* _Provided information_
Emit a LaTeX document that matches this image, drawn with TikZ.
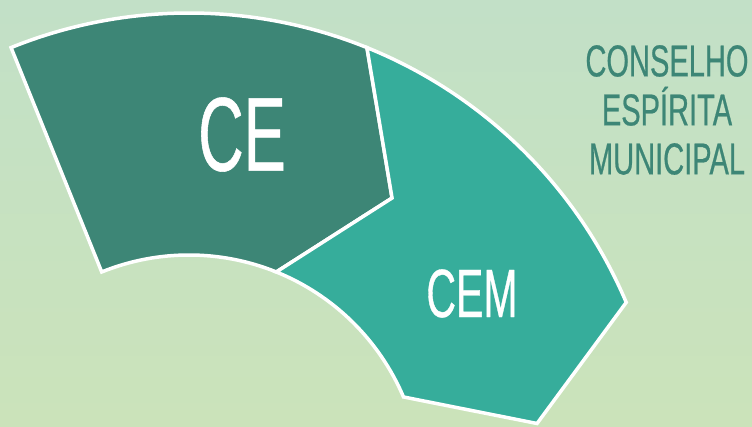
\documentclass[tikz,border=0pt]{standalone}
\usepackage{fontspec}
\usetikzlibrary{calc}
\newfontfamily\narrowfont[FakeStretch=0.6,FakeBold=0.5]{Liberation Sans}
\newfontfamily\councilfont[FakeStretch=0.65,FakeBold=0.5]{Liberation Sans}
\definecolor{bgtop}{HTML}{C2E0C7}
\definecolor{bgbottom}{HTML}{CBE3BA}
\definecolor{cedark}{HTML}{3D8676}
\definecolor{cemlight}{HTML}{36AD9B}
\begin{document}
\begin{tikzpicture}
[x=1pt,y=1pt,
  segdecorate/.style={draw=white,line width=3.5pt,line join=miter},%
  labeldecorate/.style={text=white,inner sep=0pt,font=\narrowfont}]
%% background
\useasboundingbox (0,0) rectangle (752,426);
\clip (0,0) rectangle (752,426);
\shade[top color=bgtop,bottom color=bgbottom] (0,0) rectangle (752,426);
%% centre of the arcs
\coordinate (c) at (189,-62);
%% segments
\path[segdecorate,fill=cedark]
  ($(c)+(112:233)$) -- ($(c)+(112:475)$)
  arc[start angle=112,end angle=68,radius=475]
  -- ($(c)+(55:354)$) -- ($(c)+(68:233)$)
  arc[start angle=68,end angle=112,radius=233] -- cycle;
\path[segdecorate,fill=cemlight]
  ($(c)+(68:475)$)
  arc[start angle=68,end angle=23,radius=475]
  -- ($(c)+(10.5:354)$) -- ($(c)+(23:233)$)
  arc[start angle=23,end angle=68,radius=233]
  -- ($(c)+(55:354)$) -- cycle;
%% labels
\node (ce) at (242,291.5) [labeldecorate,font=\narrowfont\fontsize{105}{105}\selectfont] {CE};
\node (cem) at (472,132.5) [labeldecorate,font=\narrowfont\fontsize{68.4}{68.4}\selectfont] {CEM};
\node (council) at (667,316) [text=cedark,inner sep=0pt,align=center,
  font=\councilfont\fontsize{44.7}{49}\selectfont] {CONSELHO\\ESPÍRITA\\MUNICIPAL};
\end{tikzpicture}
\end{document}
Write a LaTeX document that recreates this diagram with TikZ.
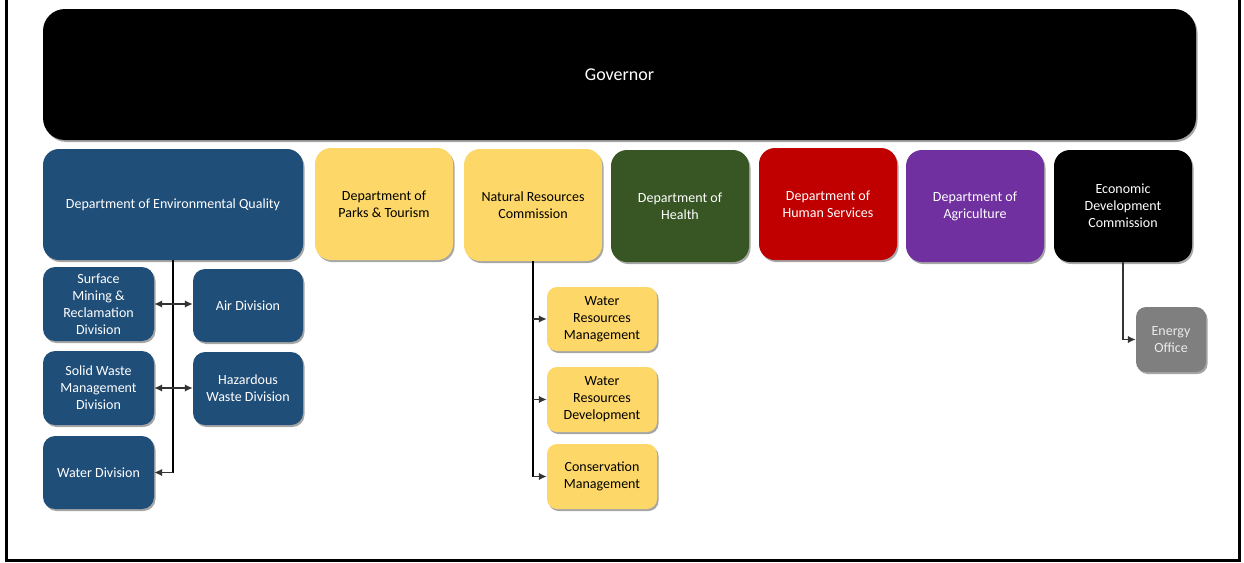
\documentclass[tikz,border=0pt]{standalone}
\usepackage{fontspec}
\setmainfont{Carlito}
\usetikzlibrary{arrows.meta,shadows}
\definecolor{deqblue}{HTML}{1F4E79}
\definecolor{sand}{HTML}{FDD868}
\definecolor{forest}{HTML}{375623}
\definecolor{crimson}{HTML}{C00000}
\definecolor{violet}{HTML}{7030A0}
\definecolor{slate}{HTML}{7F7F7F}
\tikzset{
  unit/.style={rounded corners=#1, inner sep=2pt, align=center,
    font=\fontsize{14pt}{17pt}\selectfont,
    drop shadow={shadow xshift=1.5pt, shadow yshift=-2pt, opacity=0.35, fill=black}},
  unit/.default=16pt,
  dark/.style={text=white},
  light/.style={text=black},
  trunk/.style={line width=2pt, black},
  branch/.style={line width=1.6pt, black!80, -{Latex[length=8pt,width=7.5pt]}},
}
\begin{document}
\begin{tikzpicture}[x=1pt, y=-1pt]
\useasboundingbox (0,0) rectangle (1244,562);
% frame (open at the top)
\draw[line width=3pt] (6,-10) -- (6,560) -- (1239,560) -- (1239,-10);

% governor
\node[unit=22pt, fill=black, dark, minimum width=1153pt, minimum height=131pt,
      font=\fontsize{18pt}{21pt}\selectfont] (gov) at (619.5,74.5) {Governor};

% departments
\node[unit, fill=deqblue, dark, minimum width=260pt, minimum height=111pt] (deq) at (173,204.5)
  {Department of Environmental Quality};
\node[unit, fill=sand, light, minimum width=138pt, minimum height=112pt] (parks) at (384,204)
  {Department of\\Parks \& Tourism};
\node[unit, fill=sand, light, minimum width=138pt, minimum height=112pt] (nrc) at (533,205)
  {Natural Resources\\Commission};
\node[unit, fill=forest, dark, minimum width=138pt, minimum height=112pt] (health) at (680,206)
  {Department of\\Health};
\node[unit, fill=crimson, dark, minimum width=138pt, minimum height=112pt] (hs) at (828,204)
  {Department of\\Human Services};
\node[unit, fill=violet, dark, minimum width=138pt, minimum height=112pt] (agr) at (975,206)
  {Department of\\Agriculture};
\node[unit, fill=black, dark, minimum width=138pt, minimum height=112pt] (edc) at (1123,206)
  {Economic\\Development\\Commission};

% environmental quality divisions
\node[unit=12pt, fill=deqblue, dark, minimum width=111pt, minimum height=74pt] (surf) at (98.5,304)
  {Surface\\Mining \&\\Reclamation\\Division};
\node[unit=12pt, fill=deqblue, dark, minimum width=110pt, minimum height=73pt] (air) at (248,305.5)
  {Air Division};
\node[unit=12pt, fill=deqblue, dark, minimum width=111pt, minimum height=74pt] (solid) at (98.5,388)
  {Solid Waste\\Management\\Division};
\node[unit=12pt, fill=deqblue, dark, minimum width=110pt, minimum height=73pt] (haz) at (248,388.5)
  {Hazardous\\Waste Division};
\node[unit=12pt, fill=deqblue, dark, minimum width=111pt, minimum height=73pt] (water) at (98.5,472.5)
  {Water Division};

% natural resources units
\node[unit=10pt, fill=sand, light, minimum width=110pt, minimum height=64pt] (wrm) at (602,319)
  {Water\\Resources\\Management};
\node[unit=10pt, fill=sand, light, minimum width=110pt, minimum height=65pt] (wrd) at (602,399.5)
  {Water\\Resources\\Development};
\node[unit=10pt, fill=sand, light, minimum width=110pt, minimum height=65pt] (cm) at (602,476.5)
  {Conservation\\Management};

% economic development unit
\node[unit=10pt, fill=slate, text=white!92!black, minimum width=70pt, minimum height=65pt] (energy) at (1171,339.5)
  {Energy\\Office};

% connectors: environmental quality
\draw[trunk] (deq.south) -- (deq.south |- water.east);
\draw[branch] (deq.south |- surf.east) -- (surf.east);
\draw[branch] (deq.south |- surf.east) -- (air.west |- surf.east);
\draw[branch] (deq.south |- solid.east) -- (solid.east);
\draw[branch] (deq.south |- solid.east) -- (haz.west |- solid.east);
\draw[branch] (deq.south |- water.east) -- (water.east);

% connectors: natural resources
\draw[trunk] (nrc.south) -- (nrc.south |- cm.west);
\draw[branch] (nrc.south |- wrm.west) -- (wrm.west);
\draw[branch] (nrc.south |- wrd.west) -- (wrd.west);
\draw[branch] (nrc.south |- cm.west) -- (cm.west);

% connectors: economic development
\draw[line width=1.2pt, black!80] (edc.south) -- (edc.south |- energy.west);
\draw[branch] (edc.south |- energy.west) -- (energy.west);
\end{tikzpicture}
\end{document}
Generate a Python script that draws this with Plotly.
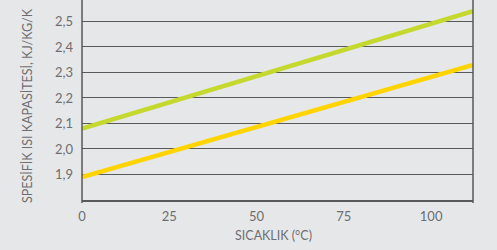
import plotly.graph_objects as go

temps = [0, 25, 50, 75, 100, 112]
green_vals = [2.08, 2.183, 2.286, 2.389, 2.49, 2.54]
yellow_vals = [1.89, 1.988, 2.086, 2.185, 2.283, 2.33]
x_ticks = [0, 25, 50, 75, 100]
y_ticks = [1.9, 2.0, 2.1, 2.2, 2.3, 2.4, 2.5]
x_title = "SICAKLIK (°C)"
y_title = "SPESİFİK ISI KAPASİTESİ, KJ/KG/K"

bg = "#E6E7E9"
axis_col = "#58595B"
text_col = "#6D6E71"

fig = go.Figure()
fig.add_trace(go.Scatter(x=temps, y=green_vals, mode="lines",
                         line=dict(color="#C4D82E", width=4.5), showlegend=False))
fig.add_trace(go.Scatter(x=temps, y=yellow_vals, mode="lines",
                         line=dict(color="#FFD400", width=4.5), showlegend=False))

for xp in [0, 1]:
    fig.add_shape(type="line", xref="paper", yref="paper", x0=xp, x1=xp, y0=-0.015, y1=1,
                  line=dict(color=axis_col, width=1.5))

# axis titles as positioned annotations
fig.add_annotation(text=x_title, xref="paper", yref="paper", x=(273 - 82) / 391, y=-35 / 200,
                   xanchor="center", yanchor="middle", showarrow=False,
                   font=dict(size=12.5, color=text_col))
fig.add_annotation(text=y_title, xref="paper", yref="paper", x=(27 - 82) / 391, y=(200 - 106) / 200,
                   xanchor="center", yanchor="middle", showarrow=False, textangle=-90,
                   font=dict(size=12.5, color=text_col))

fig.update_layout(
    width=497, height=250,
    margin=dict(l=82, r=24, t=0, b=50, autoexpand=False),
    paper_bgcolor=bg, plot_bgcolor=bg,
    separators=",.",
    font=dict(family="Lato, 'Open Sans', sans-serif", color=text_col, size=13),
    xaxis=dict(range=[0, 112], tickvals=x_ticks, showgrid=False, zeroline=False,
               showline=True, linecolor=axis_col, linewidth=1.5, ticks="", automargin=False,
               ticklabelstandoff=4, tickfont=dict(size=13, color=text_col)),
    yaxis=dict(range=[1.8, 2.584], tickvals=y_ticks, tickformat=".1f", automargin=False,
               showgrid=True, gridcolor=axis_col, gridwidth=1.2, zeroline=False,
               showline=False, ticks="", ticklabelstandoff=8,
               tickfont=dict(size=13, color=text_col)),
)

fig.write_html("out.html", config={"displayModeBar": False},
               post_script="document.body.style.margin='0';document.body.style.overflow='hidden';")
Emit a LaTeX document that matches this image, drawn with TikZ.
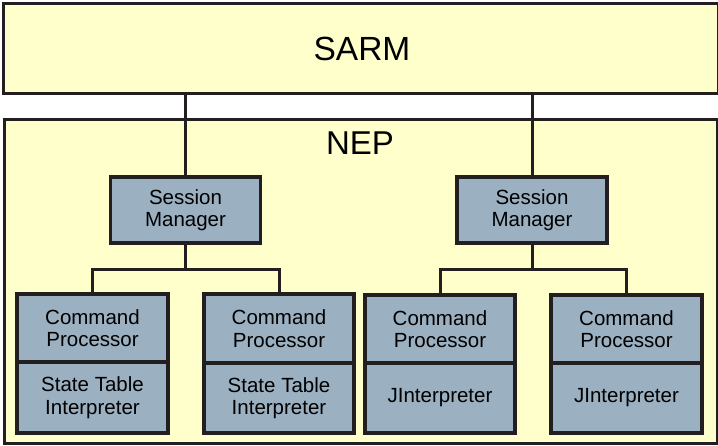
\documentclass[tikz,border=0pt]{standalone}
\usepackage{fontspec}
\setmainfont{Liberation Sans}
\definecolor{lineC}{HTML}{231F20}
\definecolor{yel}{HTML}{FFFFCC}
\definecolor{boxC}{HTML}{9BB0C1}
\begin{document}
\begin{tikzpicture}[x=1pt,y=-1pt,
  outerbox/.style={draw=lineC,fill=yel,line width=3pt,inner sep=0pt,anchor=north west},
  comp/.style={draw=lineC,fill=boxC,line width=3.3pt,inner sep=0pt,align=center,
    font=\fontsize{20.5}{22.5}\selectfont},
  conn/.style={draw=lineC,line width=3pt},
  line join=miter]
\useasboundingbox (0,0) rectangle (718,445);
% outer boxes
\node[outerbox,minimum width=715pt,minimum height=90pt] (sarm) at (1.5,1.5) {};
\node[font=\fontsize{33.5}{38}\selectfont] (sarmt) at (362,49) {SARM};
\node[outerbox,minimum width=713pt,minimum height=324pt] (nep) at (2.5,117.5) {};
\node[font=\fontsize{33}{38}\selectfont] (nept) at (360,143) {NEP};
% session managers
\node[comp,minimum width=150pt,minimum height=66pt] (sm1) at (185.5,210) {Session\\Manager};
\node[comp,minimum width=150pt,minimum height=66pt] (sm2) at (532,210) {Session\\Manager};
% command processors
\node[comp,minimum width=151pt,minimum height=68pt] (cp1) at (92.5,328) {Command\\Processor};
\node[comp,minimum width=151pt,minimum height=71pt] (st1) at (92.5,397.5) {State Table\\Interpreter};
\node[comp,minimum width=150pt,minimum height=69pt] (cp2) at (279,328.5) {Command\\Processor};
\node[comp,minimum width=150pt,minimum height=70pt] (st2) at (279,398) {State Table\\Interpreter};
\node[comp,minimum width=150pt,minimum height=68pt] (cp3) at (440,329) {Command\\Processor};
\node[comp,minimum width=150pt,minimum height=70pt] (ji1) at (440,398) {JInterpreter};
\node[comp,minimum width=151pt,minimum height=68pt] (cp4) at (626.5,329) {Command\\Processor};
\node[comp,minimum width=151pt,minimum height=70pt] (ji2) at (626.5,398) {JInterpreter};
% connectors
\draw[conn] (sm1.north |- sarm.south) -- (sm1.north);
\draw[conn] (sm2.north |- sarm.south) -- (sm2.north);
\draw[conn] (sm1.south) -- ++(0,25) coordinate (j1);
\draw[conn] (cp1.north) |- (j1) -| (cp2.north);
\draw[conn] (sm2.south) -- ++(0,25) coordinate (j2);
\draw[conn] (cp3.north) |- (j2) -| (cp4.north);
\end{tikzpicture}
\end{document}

* _Set task_
Go through the records and show every line with the string "that" in it.

* _Expected output_
Emit a LaTeX document that matches this image, drawn with TikZ.
Write a LaTeX document that recreates this diagram with TikZ.
Generate a Python script that draws this with Plotly.
Emit a LaTeX document that matches this image, drawn with TikZ.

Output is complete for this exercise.